> EXERCISE TASK: Copy every line in the records below that contains the word "this".

> GIVEN RECORDS:
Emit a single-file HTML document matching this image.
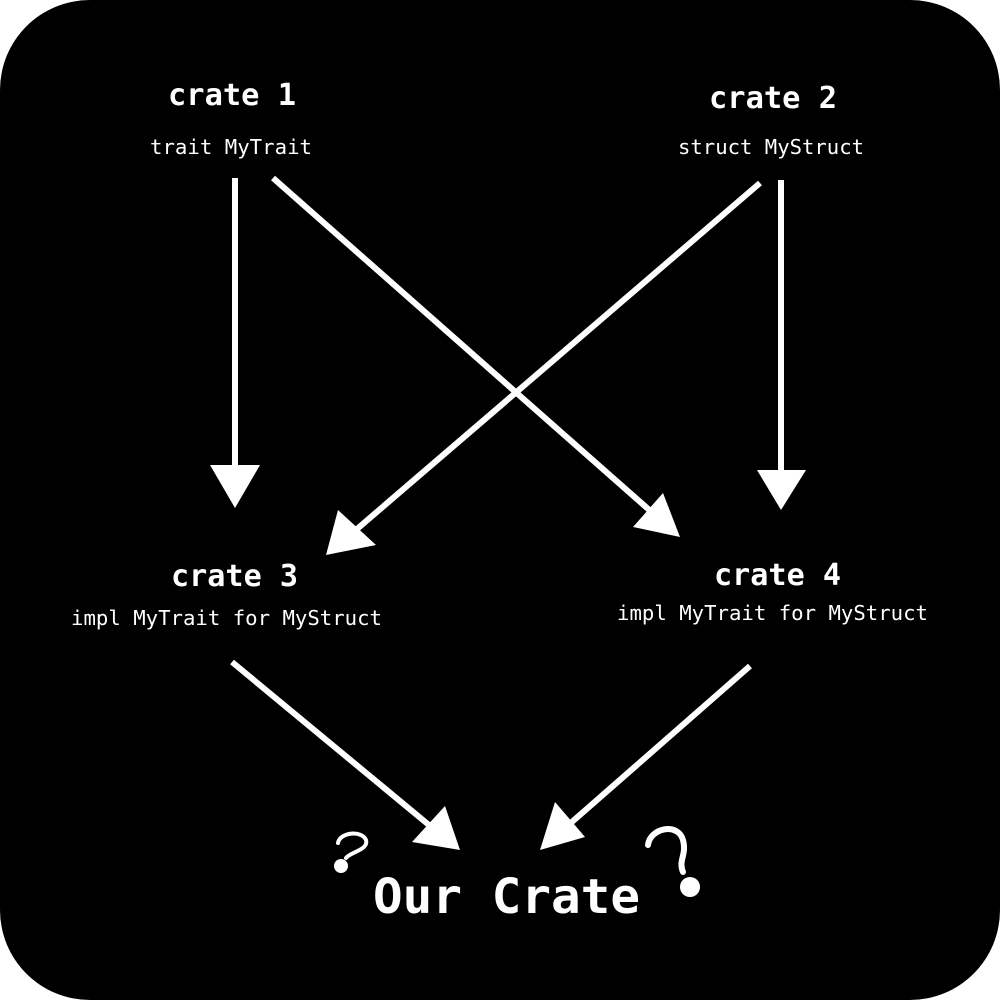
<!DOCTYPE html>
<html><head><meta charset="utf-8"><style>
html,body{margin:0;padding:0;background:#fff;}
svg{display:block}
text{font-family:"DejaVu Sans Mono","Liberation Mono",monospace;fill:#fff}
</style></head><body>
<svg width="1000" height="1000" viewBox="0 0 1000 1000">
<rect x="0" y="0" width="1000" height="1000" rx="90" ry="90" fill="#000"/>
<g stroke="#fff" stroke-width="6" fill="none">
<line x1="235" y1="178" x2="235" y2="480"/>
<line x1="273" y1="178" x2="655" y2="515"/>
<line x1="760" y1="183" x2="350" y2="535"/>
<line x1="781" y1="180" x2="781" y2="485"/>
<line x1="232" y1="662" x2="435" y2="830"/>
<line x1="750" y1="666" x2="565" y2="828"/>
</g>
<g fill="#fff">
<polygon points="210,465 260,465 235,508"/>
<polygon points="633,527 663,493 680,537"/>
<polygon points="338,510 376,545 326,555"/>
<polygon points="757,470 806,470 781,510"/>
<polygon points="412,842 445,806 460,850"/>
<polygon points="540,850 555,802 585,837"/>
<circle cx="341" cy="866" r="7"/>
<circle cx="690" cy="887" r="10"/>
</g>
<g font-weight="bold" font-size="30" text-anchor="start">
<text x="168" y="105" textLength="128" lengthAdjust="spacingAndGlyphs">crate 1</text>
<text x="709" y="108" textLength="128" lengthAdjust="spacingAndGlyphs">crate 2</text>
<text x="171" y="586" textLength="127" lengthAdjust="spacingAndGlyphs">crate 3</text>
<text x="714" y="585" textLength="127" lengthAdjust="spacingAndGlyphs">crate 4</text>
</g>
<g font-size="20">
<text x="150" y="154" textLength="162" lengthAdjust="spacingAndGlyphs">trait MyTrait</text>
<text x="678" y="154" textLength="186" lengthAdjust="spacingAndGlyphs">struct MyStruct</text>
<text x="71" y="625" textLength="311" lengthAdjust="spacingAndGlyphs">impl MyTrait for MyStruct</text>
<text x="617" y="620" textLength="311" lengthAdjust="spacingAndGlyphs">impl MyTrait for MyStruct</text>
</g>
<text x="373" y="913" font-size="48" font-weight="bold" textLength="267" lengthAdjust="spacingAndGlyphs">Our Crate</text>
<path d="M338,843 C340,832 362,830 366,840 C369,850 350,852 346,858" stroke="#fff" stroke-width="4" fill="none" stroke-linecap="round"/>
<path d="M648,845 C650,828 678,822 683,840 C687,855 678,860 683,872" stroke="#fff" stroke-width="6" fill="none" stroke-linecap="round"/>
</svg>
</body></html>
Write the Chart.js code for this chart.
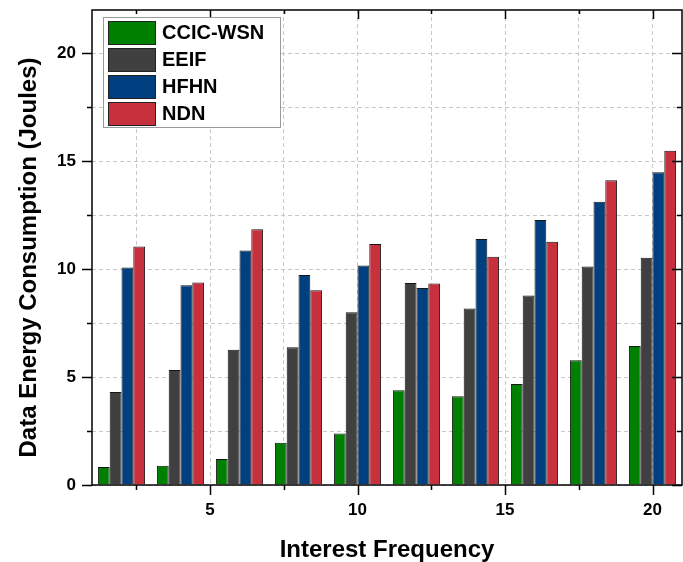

> TASK RESPONSE:
Emit a single-file HTML document matching this image.
Write the Chart.js code for this chart.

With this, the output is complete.